A general approach to modeling
I would talk every day about creating models, evaluating models, and learning from models. Estimation is not as important.
- start with a substantive understanding of the phenomenon of interest
- move from this understanding to a model (of which a “null model” is a subset)
- constant effects?
- distribution of errors?
- estimate the model
- least squares
- non-parametric estimation
- evaluate the estimated model
- check the modeling assumptions
- does the simulated data look like the observed data when plotted in several different ways?
- move from the estimated model to an understanding of the substance
- simulation of quantities of interest and uncertainty
- clear explanation of statistical arguments (such as hypothesis tests)
- lots of graphs to clearly communicating the effects of interest
- posterior probabilities
- hypothesis tests
- confidence intervals
Lots and lots of simulation.
All applied researchers should have simulation skills in their toolkit.
- Simulate from data they expect if their theory is right
- Simulate data that would occur if their theory were wrong
- Use bootstrapping to compute standard errors. This is motivated by a random sampling perspective.

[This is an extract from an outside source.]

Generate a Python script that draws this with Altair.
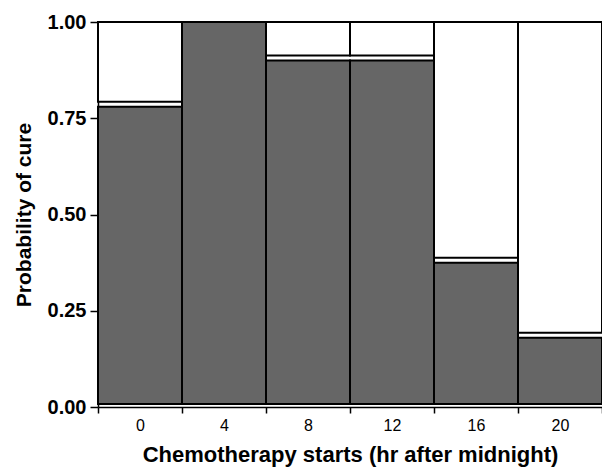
import altair as alt
import pandas as pd

hours = ["0", "4", "8", "12", "16", "20"]
cure = [0.78, 1.00, 0.90, 0.90, 0.375, 0.18]

df = pd.DataFrame({"hour": hours, "cure": cure})
df["zero"] = 0.0
df["one"] = 1.0

FONT = "Liberation Sans"

x = alt.X("hour:N", sort=hours,
          scale=alt.Scale(paddingInner=0, paddingOuter=0),
          axis=alt.Axis(title="Chemotherapy starts (hr after midnight)", labelAngle=0,
                        tickBand="extent", tickSize=6, tickColor="black", domainColor="black",
                        tickWidth=1.5, domainWidth=1.5,
                        labelFont=FONT, labelFontSize=16, labelColor="black", labelPadding=4,
                        titleFont=FONT, titleFontSize=22, titleFontWeight="bold", titleColor="black",
                        titlePadding=11))

yscale = alt.Scale(domain=[0, 1], nice=False)
yaxis = alt.Axis(title="Probability of cure", values=[0, 0.25, 0.5, 0.75, 1.0], format=".2f",
                 grid=False, tickSize=8, tickColor="black", domainColor="black",
                 tickWidth=1.5, domainWidth=1.5,
                 labelFont=FONT, labelFontSize=20, labelFontWeight="bold", labelColor="black",
                 labelPadding=4,
                 titleFont=FONT, titleFontSize=21, titleFontWeight="bold", titleColor="black",
                 titlePadding=13)

dark = alt.Chart(df).mark_bar(fill="#666666", stroke="black", strokeWidth=2, y2Offset=-3).encode(
    x=x,
    y=alt.Y("cure:Q", scale=yscale, axis=yaxis),
    y2="zero:Q",
)

white = alt.Chart(df).transform_filter("datum.cure < 1").mark_bar(
    fill="white", stroke="black", strokeWidth=2, y2Offset=-5).encode(
    x=x,
    y=alt.Y("one:Q", scale=yscale, axis=yaxis),
    y2="cure:Q",
)

chart = alt.layer(white, dark).properties(
    width=504, height=385,
    autosize=alt.AutoSizeParams(type="none"),
    padding={"left": 90, "top": 14, "right": 0, "bottom": 62},
).configure_view(stroke=None).configure(background="white")

chart.save("out.html", embed_options={"renderer": "svg", "actions": False})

- Use randomization/permutation to compute standard errors. This is motivated by a random assignment perspective.
- Use simulation from estimated models to compute quantities of interest (both fundamental and estimation uncertainty). This is especially useful when the outcome or predictors are transformed.
- Simulate data in which model assumptions are wrong and see what answers the linear model gives
- non-constant effects
- measurement error (random and biased)
- missing data
- omitted variables
- heterogeneous effects
- non-normal/heavy-tailed errors
- correlated errors
Alternative estimation routines/philosophies
I don't care for calling political methodology classes "OLS" and "MLE." These are estimation strategies, and while important, they are the far less important than building models and drawing conclusions from models. I would call the three course sequence "Inference," "linear models," and "generalized linear models." This puts more emphasize on the substance of the model rather than the particular routines used to estimate it. I would also make it clear that least squares is one of several ways to estimate linear models. It is by far the most popular, but it isn't so useful in other situations.
- least squares
- maximum likelihood
Lots and lots of hypothesis testing
The most important step empirical researchers make is drawing conclusions from statistical models. I would make students think through statistical arguments every day. Whether you like it or not, hypothesis testing is an important part of almost every political science paper and students need to understand it backward and forward.
- Hypothesis testing
- Choose an appropriate summary statistic
- Describe the space in which this statistic lies
- Describe where the statistic would lie if the research hypothesis were true
- Describe where the statistic would lie if the research hypothesis were false
- Compute a p-value
- Know the size of tests
- Know the power of tests
- Multiple comparisons
- Understand that 95% confidence intervals don't contain 95% of the data
- Understand that statistical insignificance should never be taken as evidence for no effect.
- Understand that the difference between a statistically significant and a statistically insignificant coefficients are not always statistically significant.
- Make students think really hard and formally about substantive significance.
I would have the students read Tufte and make lots of good graphs.
- Plot their data in several ways
- Plot their models
- Plot model predictions on top of their data
- Run lots of models on tiny subsets of data and plot the results.
I would want students to understand the properties of models using simulation. Every week, I would want students to walk through the process of modeling using real data sets. Even for the methodologically savvy, I think great ideas come from thinking hard about substantive problems, working out a good statistical model for a data set, and clearly communicating the results of that model.